> _WRITTEN TASK_: Filter the data for lines with the word "standalone", then copy every line so identified.

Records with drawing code
╭──
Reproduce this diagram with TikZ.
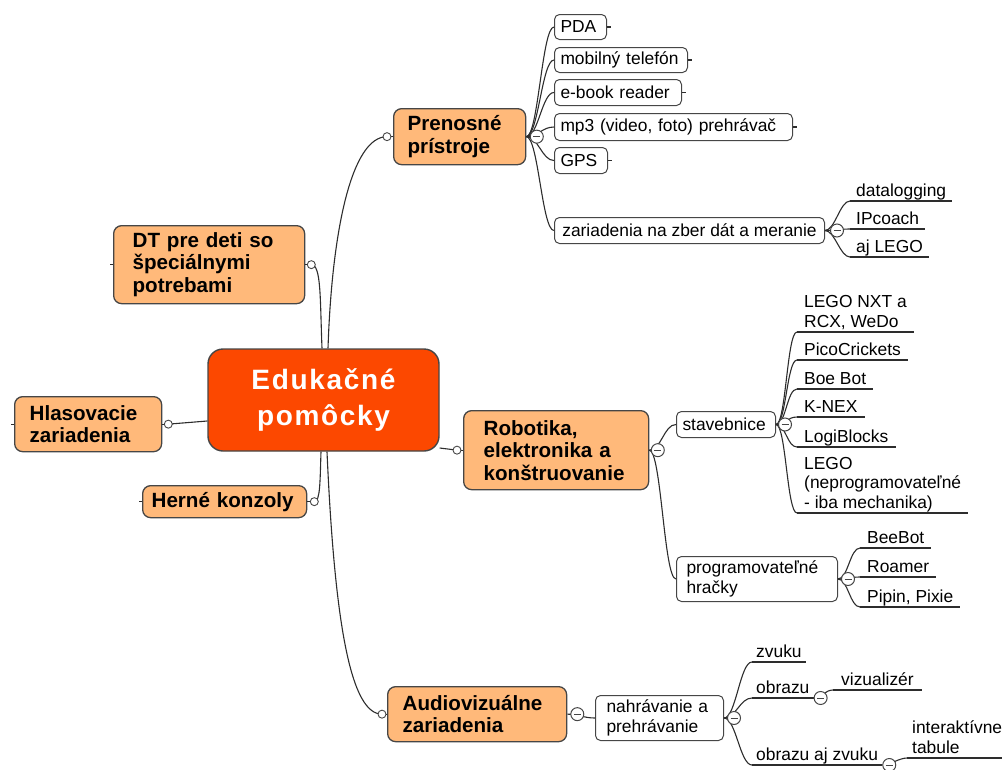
\documentclass[tikz,border=0pt]{standalone}
\usepackage{fontspec}
\setmainfont{Liberation Sans}
\newfontfamily\centrefont[LetterSpace=6]{Liberation Sans}
\definecolor{edufill}{RGB}{252,72,0}
\definecolor{topicfill}{RGB}{255,185,122}
\definecolor{boxedge}{RGB}{70,70,70}
\definecolor{linegray}{RGB}{45,45,45}

\begin{document}
\begin{tikzpicture}[x=1pt, y=-1pt,
	conn/.style={draw=linegray, line width=1.1pt},
	central/.style={draw=boxedge, line width=1.4pt, fill=edufill, rounded corners=15pt, text=white, font=\centrefont\bfseries\fontsize{28}{36.7}\selectfont, align=center, inner sep=0pt},
	topic/.style={draw=boxedge, line width=1.3pt, fill=topicfill, rounded corners=8pt, font=\bfseries\fontsize{20.6}{22.5}\selectfont, align=left, anchor=north west, inner ysep=0pt},
	subbox/.style={draw=boxedge, line width=1pt, fill=white, rounded corners=5pt, font=\fontsize{17.4}{19.5}\selectfont, align=left, anchor=north west, inner xsep=6pt, inner ysep=0pt},
	leaf/.style={font=\fontsize{17.4}{19.5}\selectfont, align=left, anchor=south west, inner xsep=7pt, inner ysep=1.5pt, text depth=3pt},
	knob/.style={circle, draw=boxedge, fill=white, line width=0.9pt, minimum size=8pt, inner sep=0pt},
	fold/.style={circle, draw=boxedge, fill=white, line width=1pt, minimum size=13pt, inner sep=0pt,
		path picture={\draw[line width=1pt] ([xshift=-3.5pt]path picture bounding box.center) -- ([xshift=3.5pt]path picture bounding box.center);}},
	branch/.style={to path={.. controls +(#1,0) and +(-#1,0) .. (\tikztotarget)}},
	branch/.default=12]
	\useasboundingbox (0,0) rectangle (1002,769);
	
	% Centre
	\node[central, minimum width=231pt, minimum height=102pt] (edu) at (323.5,400) {Edukačné\\pomôcky};
	
	% Main topics
	\node[topic, minimum height=78pt, inner xsep=19pt, text width=153pt] (dt) at (113,225) {DT pre deti so\\špeciálnymi\\potrebami};
	\node[topic, minimum height=55pt, inner xsep=15pt, text width=117pt] (hl) at (14,396) {Hlasovacie\\zariadenia};
	\node[topic, minimum height=32pt, inner xsep=9pt, text width=146pt] (hk) at (142,485) {Herné konzoly};
	\node[topic, minimum height=56pt, inner xsep=14pt, text width=104pt] (pr) at (393,108) {Prenosné\\prístroje};
	\node[topic, minimum height=79pt, inner xsep=20pt, text width=145pt] (rb) at (463,410) {Robotika,\\elektronika a\\konštruovanie};
	\node[topic, minimum height=55pt, inner xsep=15pt, text width=149pt] (av) at (387,686) {Audiovizuálne\\zariadenia};
	
	% Subtopics
	\node[subbox, minimum height=25pt, text width=40pt] (pda) at (554,14) {PDA};
	\node[subbox, minimum height=25pt, text width=121pt] (mob) at (554,47) {mobilný telefón};
	\node[subbox, minimum height=26pt, text width=115pt] (ebook) at (554,79) {e-book reader};
	\node[subbox, minimum height=27pt, text width=226pt] (mp3) at (554,113) {mp3 (video, foto) prehrávač};
	\node[subbox, minimum height=26pt, text width=41pt] (gps) at (554,147) {GPS};
	\node[subbox, minimum height=26pt, minimum width=270pt] (zber) at (554,217) {zariadenia na zber dát a meranie};
	\node[subbox, minimum height=26pt, text width=87pt] (stav) at (676,411) {stavebnice};
	\node[subbox, minimum height=45pt, inner xsep=10pt, text width=141pt] (prog) at (676,556) {programovateľné\\hračky};
	\node[subbox, minimum height=45pt, inner xsep=11pt, text width=106pt] (nahr) at (595,695) {nahrávanie a\\prehrávanie};
	
	% Leaves
	\node[leaf, inner xsep=6pt] (dlog) at (850,201) {datalogging};
	\node[leaf, inner xsep=6pt] (ipc) at (850,229) {IPcoach};
	\node[leaf, inner xsep=6pt] (ajl) at (850,257) {aj LEGO};
	\node[leaf] (nxt) at (797,332) {LEGO NXT a\\RCX, WeDo};
	\node[leaf] (pico) at (797,360) {PicoCrickets};
	\node[leaf] (boe) at (797,389) {Boe Bot};
	\node[leaf] (knex) at (797,417) {K-NEX};
	\node[leaf] (logi) at (797,447) {LogiBlocks};
	\node[leaf] (lego) at (797,513) {LEGO\\(neprogramovateľné\\- iba mechanika)};
	\node[leaf] (bee) at (860,548) {BeeBot};
	\node[leaf] (roam) at (860,577) {Roamer};
	\node[leaf] (pip) at (860,607) {Pipin, Pixie};
	\node[leaf, inner xsep=4pt] (zvuk) at (752,662) {zvuku};
	\node[leaf, inner xsep=4pt] (obr) at (752,698) {obrazu};
	\node[leaf, inner xsep=4pt] (oaz) at (752,765) {obrazu aj zvuku};
	\node[leaf, inner xsep=8pt] (viz) at (833,690) {vizualizér};
	\node[leaf, inner xsep=5pt] (itab) at (907,758) {interaktívne\\tabule};
	\foreach \n in {dlog,ipc,ajl,nxt,pico,boe,knex,logi,lego,bee,roam,pip,zvuk,obr,oaz,viz,itab}
	\draw[conn] (\n.south west) -- (\n.south east);
	
	% Knob points
	\coordinate (dtk) at ([xshift=6pt]dt.east);
	\coordinate (hlk) at ([xshift=6pt]hl.east);
	\coordinate (hkk) at ([xshift=7pt]hk.east);
	\coordinate (prk) at ([xshift=-6pt]pr.west);
	\coordinate (rbk) at ([xshift=-6pt]rb.west);
	\coordinate (avk) at ([xshift=-5pt]av.west);
	
	% Centre to main topics
	\draw[conn] ([xshift=4.5pt]edu.north) .. controls +(4,-120) and +(-35,0) .. (prk);
	\draw[conn] ([xshift=-1.5pt]edu.north) .. controls +(-2,-50) and +(10,0) .. (dtk);
	\draw[conn] ([xshift=-2.5pt]edu.south) .. controls +(-1,30) and +(6,0) .. (hkk);
	\draw[conn] ([xshift=3.5pt]edu.south) .. controls +(8,180) and +(-30,0) .. (avk);
	\draw[conn] ([yshift=-21pt]edu.west) -- (hlk);
	\draw[conn] ([yshift=-48pt]edu.east) -- (rbk);
	\draw[conn] (dtk) -- (dt.east) (hlk) -- (hl.east) (hkk) -- (hk.east)
	(prk) -- (pr.west) (rbk) -- (rb.west) (avk) -- (av.west);
	
	% Stubs
	\foreach \n in {dt,hl,hk}
	\draw[conn] (\n.west) -- +(-3,0);
	\foreach \n in {pda,mob,ebook,mp3,gps}
	\draw[conn] (\n.east) -- +(4,0);
	
	% Branches
	\foreach \n in {pda,mob,ebook,mp3,gps,zber}
	\draw[conn] (pr.east) to[branch] (\n.west);
	\foreach \n in {dlog,ipc,ajl}
	\draw[conn] (zber.east) to[branch=10] (\n.south west);
	\foreach \n in {stav,prog}
	\draw[conn] (rb.east) to[branch] (\n.west);
	\foreach \n in {nxt,pico,boe,knex,logi,lego}
	\draw[conn] (stav.east) to[branch=10] (\n.south west);
	\foreach \n in {bee,roam,pip}
	\draw[conn] (prog.east) to[branch=10] (\n.south west);
	\draw[conn] (av.east) to[branch] (nahr.west);
	\foreach \n in {zvuk,obr,oaz}
	\draw[conn] (nahr.east) to[branch] (\n.south west);
	\draw[conn] (obr.south east) to[branch=8] (viz.south west);
	\draw[conn] (oaz.south east) to[branch=8] (itab.south west);
	
	% Fold marks
	\node[fold] (prfold) at ([xshift=10.5pt]pr.east) {};
	\node[fold] (zberfold) at ([xshift=12pt]zber.east) {};
	\node[fold] (rbfold) at ([xshift=8.5pt]rb.east) {};
	\node[fold] (stavfold) at ([xshift=9pt]stav.east) {};
	\node[fold] (progfold) at ([xshift=10pt]prog.east) {};
	\node[fold] (avfold) at ([xshift=10pt]av.east) {};
	\node[fold] (nahrfold) at ([xshift=10pt]nahr.east) {};
	\node[fold] (obrfold) at ([xshift=7pt]obr.south east) {};
	\node[fold] (oazfold) at ([xshift=7pt]oaz.south east) {};
	
	% Knobs
	\foreach \k in {dtk,hlk,hkk,prk,rbk,avk}
	\node[knob] (\k-dot) at (\k) {};
\end{tikzpicture}
\end{document}
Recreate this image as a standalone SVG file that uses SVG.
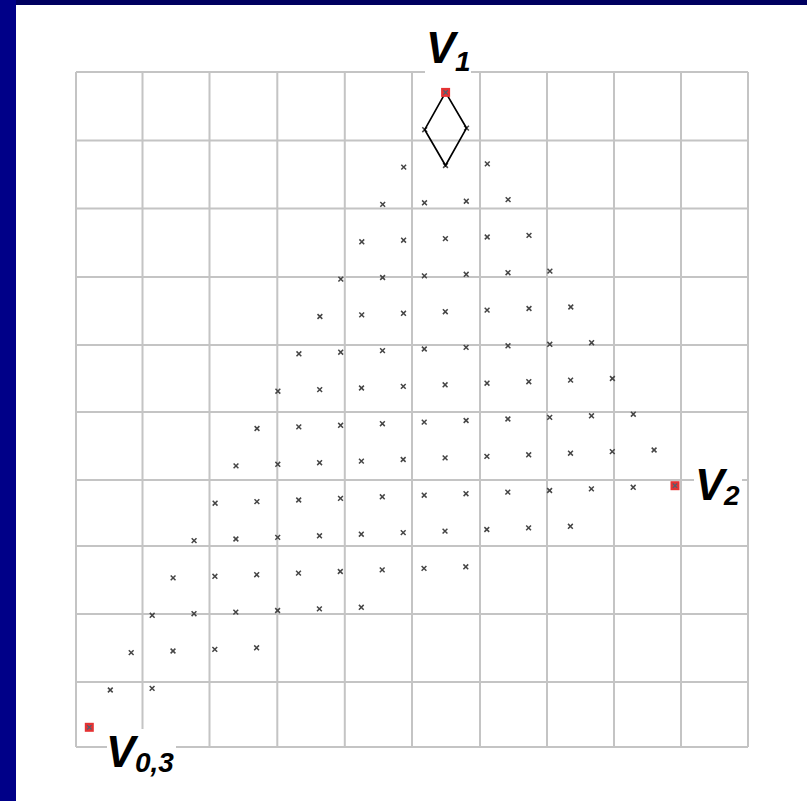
<svg xmlns="http://www.w3.org/2000/svg" xmlns:xlink="http://www.w3.org/1999/xlink" width="807" height="801" viewBox="0 0 807 801">
<defs>
<style>
.grid line{stroke:#c4c4c4;stroke-width:2}
.lbl{font-family:"Liberation Sans",Arial,sans-serif;font-weight:bold;font-style:italic;fill:#000}
.big{font-size:44px}
.sub{font-size:28px}
.edge{stroke:#000;stroke-width:1.7;fill:none}
</style>
<g id="m"><path d="M-2.4,-2.4L2.4,2.4M-2.4,2.4L2.4,-2.4" stroke="#454545" stroke-width="1.5"/></g>
<g id="v"><rect x="-4.5" y="-4.5" width="9" height="9" fill="#e53233"/><path d="M-2.2,-2.2L2.2,2.2M-2.2,2.2L2.2,-2.2" stroke="#506070" stroke-width="1.3"/></g>
</defs>
<rect width="807" height="801" fill="#fff"/>
<rect x="0" y="0" width="807" height="5" fill="#000060"/>
<rect x="0" y="0" width="16" height="801" fill="#000088"/>
<g class="grid" id="grid">
<line x1="76" y1="72" x2="76" y2="747"/><line x1="142.5" y1="72" x2="142.5" y2="747"/><line x1="209.5" y1="72" x2="209.5" y2="747"/><line x1="277.3" y1="72" x2="277.3" y2="747"/><line x1="344.8" y1="72" x2="344.8" y2="747"/><line x1="412" y1="72" x2="412" y2="747"/><line x1="480" y1="72" x2="480" y2="747"/><line x1="547" y1="72" x2="547" y2="747"/><line x1="614" y1="72" x2="614" y2="747"/><line x1="681" y1="72" x2="681" y2="747"/><line x1="748" y1="72" x2="748" y2="747"/>
<line x1="76" y1="72" x2="748" y2="72"/><line x1="76" y1="140.5" x2="748" y2="140.5"/><line x1="76" y1="208.5" x2="748" y2="208.5"/><line x1="76" y1="277" x2="748" y2="277"/><line x1="76" y1="345" x2="748" y2="345"/><line x1="76" y1="412" x2="748" y2="412"/><line x1="76" y1="480" x2="748" y2="480"/><line x1="76" y1="546" x2="748" y2="546"/><line x1="76" y1="614" x2="748" y2="614"/><line x1="76" y1="682" x2="748" y2="682"/><line x1="76" y1="747" x2="748" y2="747"/>
</g>
<rect x="425" y="62" width="46" height="16" fill="#fff"/>
<rect x="694" y="470" width="48" height="20" fill="#fff"/>
<rect x="107" y="729" width="69" height="24" fill="#fff"/>
<g id="points">
<g transform="translate(110.3,690.0)"><use href="#m"/><use href="#m" x="41.8" y="-1.6"/></g>
<g transform="translate(131.2,652.6)"><use href="#m"/><use href="#m" x="41.8" y="-1.6"/><use href="#m" x="83.6" y="-3.2"/><use href="#m" x="125.4" y="-4.8"/></g>
<g transform="translate(152.2,615.3)"><use href="#m"/><use href="#m" x="41.8" y="-1.6"/><use href="#m" x="83.6" y="-3.2"/><use href="#m" x="125.4" y="-4.8"/><use href="#m" x="167.2" y="-6.4"/><use href="#m" x="209.1" y="-8"/></g>
<g transform="translate(173.1,577.9)"><use href="#m"/><use href="#m" x="41.8" y="-1.6"/><use href="#m" x="83.6" y="-3.2"/><use href="#m" x="125.4" y="-4.8"/><use href="#m" x="167.2" y="-6.4"/><use href="#m" x="209.1" y="-8"/><use href="#m" x="250.9" y="-9.5"/><use href="#m" x="292.7" y="-11.1"/></g>
<g transform="translate(194.1,540.6)"><use href="#m"/><use href="#m" x="41.8" y="-1.6"/><use href="#m" x="83.6" y="-3.2"/><use href="#m" x="125.4" y="-4.8"/><use href="#m" x="167.2" y="-6.4"/><use href="#m" x="209.1" y="-8"/><use href="#m" x="250.9" y="-9.5"/><use href="#m" x="292.7" y="-11.1"/><use href="#m" x="334.5" y="-12.7"/><use href="#m" x="376.3" y="-14.3"/></g>
<g transform="translate(215.1,503.2)"><use href="#m"/><use href="#m" x="41.8" y="-1.6"/><use href="#m" x="83.6" y="-3.2"/><use href="#m" x="125.4" y="-4.8"/><use href="#m" x="167.2" y="-6.4"/><use href="#m" x="209.1" y="-8"/><use href="#m" x="250.9" y="-9.5"/><use href="#m" x="292.7" y="-11.1"/><use href="#m" x="334.5" y="-12.7"/><use href="#m" x="376.3" y="-14.3"/><use href="#m" x="418.1" y="-15.9"/></g>
<g transform="translate(236.0,465.9)"><use href="#m"/><use href="#m" x="41.8" y="-1.6"/><use href="#m" x="83.6" y="-3.2"/><use href="#m" x="125.4" y="-4.8"/><use href="#m" x="167.2" y="-6.4"/><use href="#m" x="209.1" y="-8"/><use href="#m" x="250.9" y="-9.5"/><use href="#m" x="292.7" y="-11.1"/><use href="#m" x="334.5" y="-12.7"/><use href="#m" x="376.3" y="-14.3"/><use href="#m" x="418.1" y="-15.9"/></g>
<g transform="translate(257.0,428.5)"><use href="#m"/><use href="#m" x="41.8" y="-1.6"/><use href="#m" x="83.6" y="-3.2"/><use href="#m" x="125.4" y="-4.8"/><use href="#m" x="167.2" y="-6.4"/><use href="#m" x="209.1" y="-8"/><use href="#m" x="250.9" y="-9.5"/><use href="#m" x="292.7" y="-11.1"/><use href="#m" x="334.5" y="-12.7"/><use href="#m" x="376.3" y="-14.3"/></g>
<g transform="translate(277.9,391.2)"><use href="#m"/><use href="#m" x="41.8" y="-1.6"/><use href="#m" x="83.6" y="-3.2"/><use href="#m" x="125.4" y="-4.8"/><use href="#m" x="167.2" y="-6.4"/><use href="#m" x="209.1" y="-8"/><use href="#m" x="250.9" y="-9.5"/><use href="#m" x="292.7" y="-11.1"/><use href="#m" x="334.5" y="-12.7"/></g>
<g transform="translate(298.9,353.8)"><use href="#m"/><use href="#m" x="41.8" y="-1.6"/><use href="#m" x="83.6" y="-3.2"/><use href="#m" x="125.4" y="-4.8"/><use href="#m" x="167.2" y="-6.4"/><use href="#m" x="209.1" y="-8"/><use href="#m" x="250.9" y="-9.5"/><use href="#m" x="292.7" y="-11.1"/></g>
<g transform="translate(319.9,316.5)"><use href="#m"/><use href="#m" x="41.8" y="-1.6"/><use href="#m" x="83.6" y="-3.2"/><use href="#m" x="125.4" y="-4.8"/><use href="#m" x="167.2" y="-6.4"/><use href="#m" x="209.1" y="-8"/><use href="#m" x="250.9" y="-9.5"/></g>
<g transform="translate(340.8,279.1)"><use href="#m"/><use href="#m" x="41.8" y="-1.6"/><use href="#m" x="83.6" y="-3.2"/><use href="#m" x="125.4" y="-4.8"/><use href="#m" x="167.2" y="-6.4"/><use href="#m" x="209.1" y="-8"/></g>
<g transform="translate(361.8,241.8)"><use href="#m"/><use href="#m" x="41.8" y="-1.6"/><use href="#m" x="83.6" y="-3.2"/><use href="#m" x="125.4" y="-4.8"/><use href="#m" x="167.2" y="-6.4"/></g>
<g transform="translate(382.7,204.4)"><use href="#m"/><use href="#m" x="41.8" y="-1.6"/><use href="#m" x="83.6" y="-3.2"/><use href="#m" x="125.4" y="-4.8"/></g>
<g transform="translate(403.7,167.1)"><use href="#m"/><use href="#m" x="41.8" y="-1.6"/><use href="#m" x="83.6" y="-3.2"/></g>
<g transform="translate(424.7,129.7)"><use href="#m"/><use href="#m" x="41.8" y="-1.6"/></g>
</g>
<g id="connectors">
<polygon class="edge" points="445.6,92.4 424.7,129.7 445.5,165.5 466.5,128.1"/>
</g>
<g id="node-v1"><use href="#v" x="445.6" y="92.4"/><text class="lbl big" x="426" y="63">V</text><text class="lbl sub" x="455" y="71">1</text></g>
<g id="node-v2"><use href="#v" x="675" y="485.7"/><text class="lbl big" x="695" y="500">V</text><text class="lbl sub" x="724" y="505">2</text></g>
<g id="node-v03"><use href="#v" x="89.3" y="727.3"/><text class="lbl big" x="106" y="767">V</text><text class="lbl sub" x="135" y="772">0,3</text></g>
</svg>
╰──
> _SOLUTION TO THE EXERCISE_:
\documentclass[tikz,border=0pt]{standalone}
Recreate this image as a standalone SVG file that uses SVG.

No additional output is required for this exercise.